George Clooney and U2 kick off Toronto International Film Festival …

Is Anonymous this year’s The King Speech? Is George Clooney a show-off? Are documentaries back?

These questions and many more are likely to be answered over the next ten days, as the 36th Toronto International Film Festival, which kicked off Thursday night with a gala screening of Davis Guggenheim’s Bono-worshiping U2 doc, From the Sky Down, shifts into hyperdrive.

North America’s biggest film fest, a launching pad for Oscar contenders and awards season wannabes, boasts 268 features, 68 shorts and Clooney times-two. The impressive and impeccably cool resident of Lake Como, Italy, comes to this bustling Ontario town (no recession here, it seems) with a pair of serious contenders: He stars in The Descendants, Alexander (Sideways) Payne’s Hawaii-set portrait of an absentee dad reconnecting with his daughters, and co-stars in The Ides of March, as a liberal-leaning Pennsylvania governor (ha!) running for the presidency. Clooney directed this one, and gives Ryan Gosling, playing a key campaign strategist, a shot at the best actor sweepstakes. (In fact, if The Descendants is as strong as its early buzz – I see it tomorrow – Clooney and Gosling could be competing for the same Oscar.)

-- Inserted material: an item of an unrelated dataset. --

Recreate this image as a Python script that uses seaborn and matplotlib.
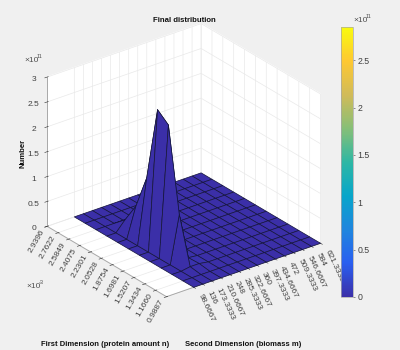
import numpy as np
import pandas as pd
import matplotlib
matplotlib.use('Agg')
import matplotlib.pyplot as plt
import seaborn as sns

sns.set_theme(style='white')
plt.rcParams['font.family'] = ['Liberation Sans', 'DejaVu Sans']

# biomass m (second dimension), one column per tick
m_labels = ['98.6667', '136', '173.3333', '210.6667', '248', '285.3333', '322.6667', '360',
            '397.3333', '434.6667', '472', '509.3333', '546.6667', '584', '621.3333']
# protein amount n (first dimension), x 10^-3
n_labels = ['0.9887', '1.1660', '1.3434', '1.5207', '1.6981', '1.8754', '2.0528', '2.2301',
            '2.4075', '2.5849', '2.7622', '2.9396']
m_values = [float(v) for v in m_labels]
n_values = [float(v) for v in n_labels]
m_lower = -13.3333

# only the column at m = 173.3333 has mass, the rest of the grid is flat
peak_m = '173.3333'
peak_numbers = [0, 0, 0.03, 0.95, 2.62, 2.8, 1.3, 0.6, 0.2, 0, 0, 0]  # x 10^11
second_m = '210.6667'
second_numbers = [0, 0, 0.03, 0.02, 0, 0, 0, 0, 0, 0, 0, 0]

z_ticks = [0, 0.5, 1, 1.5, 2, 2.5, 3]
z_labels = ['0', '0.5', '1', '1.5', '2', '2.5', '3']
cbar_ticks = [0, 0.5, 1, 1.5, 2, 2.5]
cbar_max = 2.85

df = pd.DataFrame(0.0, index=n_labels, columns=m_labels)
df[peak_m] = peak_numbers
df[second_m] = second_numbers

# parula style map
parula = sns.blend_palette(['#3b2fa8', '#2a5ff0', '#1f86de', '#08a6ca', '#2eb7a4',
                            '#87bf77', '#d1bb59', '#fec832', '#f9fb0e'], n_colors=64, as_cmap=True)
norm = plt.Normalize(0, cbar_max)

W = 400.0
H = 350.0
bg = '#f0f0f0'
fig = plt.figure(figsize=(4, 3.5), dpi=100, facecolor=bg)
S = 321.0
cx, cy = 179.5, 164.5
ax = fig.add_axes([(cx - S / 2) / W, (H - cy - S / 2) / H, S / W, S / H], projection='3d')
ax.set_facecolor('none')
ax.set_proj_type('ortho')
ax.view_init(elev=26.9, azim=-127.5)
ax.set_box_aspect((189, 191, 163), zoom=0.976)

M, N = np.meshgrid(m_values, n_values)
Z = df.values
ax.plot_surface(M, N, Z, facecolors=parula(norm(Z)), edgecolor='#14143c', linewidth=0.5,
                rstride=1, cstride=1, shade=False, antialiased=True)

ax.set_xlim(m_lower, m_values[-1], view_margin=0)
ax.set_ylim(n_values[0], n_values[-1], view_margin=0)
ax.set_zlim(0, 3, view_margin=0)

ax.set_xticks(m_values)
ax.set_xticklabels(m_labels, rotation=-65, ha='left', va='top', fontsize=6, color='#404040')
ax.set_yticks(n_values)
ax.set_yticklabels(n_labels, rotation=60, ha='right', va='top', fontsize=6, color='#404040')
ax.set_zticks(z_ticks)
ax.set_zticklabels(z_labels, fontsize=6, color='#404040')
ax.tick_params(axis='x', pad=-5)
ax.tick_params(axis='y', pad=-7)
ax.tick_params(axis='z', pad=-2)

for axis in [ax.xaxis, ax.yaxis, ax.zaxis]:
    axis.set_pane_color((1, 1, 1, 1))
    axis.pane.set_edgecolor('#ffffff')
    axis.line.set_color('#a8a8a8')
    axis.line.set_linewidth(0.7)
    axis._axinfo['grid']['color'] = '#e9e9e9'
    axis._axinfo['grid']['linewidth'] = 0.5
    axis._axinfo['tick']['color'] = '#808080'
    axis._axinfo['tick']['linewidth'] = {True: 0.4, False: 0.3}

fig.text(184 / W, 1 - 20 / H, 'Final distribution', fontsize=5.6, fontweight='bold', ha='center', va='center', color='#111111')
fig.text(105 / W, 1 - 344 / H, 'First Dimension (protein amount n)', fontsize=5.5, fontweight='bold', ha='center', va='center', color='#111111')
fig.text(243 / W, 1 - 344 / H, 'Second Dimension (biomass m)', fontsize=5.5, fontweight='bold', ha='center', va='center', color='#111111')
fig.text(23 / W, 1 - 153 / H, 'Number', fontsize=5.6, fontweight='bold', rotation=90, ha='center', va='center', color='#111111')
fig.text(24 / W, 1 - 61 / H, '×10', fontsize=6, ha='left', va='center', color='#505050')
fig.text(37 / W, 1 - 57 / H, '11', fontsize=4, ha='left', va='center', color='#505050')
fig.text(26 / W, 1 - 286 / H, '×10', fontsize=6, ha='left', va='center', color='#505050')
fig.text(39 / W, 1 - 282 / H, '-3', fontsize=4, ha='left', va='center', color='#505050')

cax = fig.add_axes([341 / W, 1 - 297 / H, 11.5 / W, 270 / H])
sm = plt.cm.ScalarMappable(norm=norm, cmap=parula)
cb = fig.colorbar(sm, cax=cax, ticks=cbar_ticks)
cb.ax.set_yticklabels([str(t) for t in cbar_ticks], fontsize=6.3, color='#404040')
cb.ax.tick_params(length=1.5, width=0.4, color='#404040', pad=2)
cb.outline.set_edgecolor('#a8a8a8')
cb.outline.set_linewidth(0.5)
fig.text(353 / W, 1 - 20 / H, '×10', fontsize=6, ha='left', va='center', color='#505050')
fig.text(366 / W, 1 - 16 / H, '11', fontsize=4, ha='left', va='center', color='#505050')

fig.savefig('out.png', dpi=100, facecolor=bg)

As for Anonymous, the Elizabethan intriguer stars Rhys Ifans as Edward De Vere, Earl of Oxford, a British noble who, Roland Emmerich’s film suggests, actually wrote many of Shakespeare’s plays. The film is set against the political upheaval of Queen Elizabeth I’s succession, and Vanessa Redgrave plays the queen, and right there is reason enough to see this.

In addition to Guggenheim’s U2 homage, the documentary field at TIFF 36 includes Werner Herzog’s Into the Abyss, the profile of a Texas Death Row killer; Alex Gibney’s Last Gladiators, about hockey players (a hockey doc in Canada? — no one’s going to want to see that); Joe Berlinger and Bruce Sinofsky’s Paradise Lost 3: Purgatory, the latest chapter on the fates of the three men just-released from prison after serving 18 years for the killing of three boys (charges that DNA tests finally proved false); a Morgan Spurlock survey of the annual fanboy fete, Comic-Con, and a Neil Young concert film from director Jonatham Demme.